Apparently the 'tour de france' variety of expert cyclist spends very little time on 360 degrees of pedal rotation and most effort is spent on the down push. The general feel, however, of clip on pedals goes a long way towards comfort and cycling efficiency.

Injuries are normally: a) Knees from pushing too high a gear. b) Falling or being knocked off. You can crash when you become almost stationary if you use clipless pedals and forget how to release them. Don't ask me how I know this! Checking the wheel quick release mechanisms is also essential. I nearly had an almost unthinkable disaster when my front wheel popped out of the front forks a fair way and then back in again while I was cycling down hill at speed. Also, if you are approaching a car which has just come to a sudden halt outside a news agents you are probably just about to be knocked off by the drivers door swinging open into your path as he jumps out to purchase his fix of cigarets for the day.

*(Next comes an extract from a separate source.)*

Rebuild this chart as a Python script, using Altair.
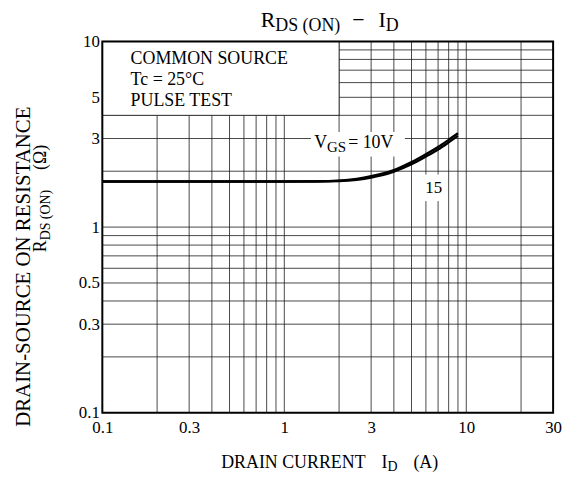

Running: Please you tell me about running, I am no expert. It the corner stone of fitness so they say. Although this does not mean good health. Knee, ankle. hip and back injuries are common ailments withing running circles. I view running as an excercise in staying injury free. Some people have tough bodily frames and others are a little more tempremental. You really have to monitor how you are feeling all the time during your running training. As with all physically demanding sports, it takes about three months to physiologically adjust to running if you haven't done much before. Once running happily and fairly comfortable after three months, you will know wheather you have the running bug or not. If not take up badminton instead. If you think it's OK you will keep pushing yourself until you get your first running injury. And that's what running is all about!! Just always monitor your body and avoid all injuries if you can.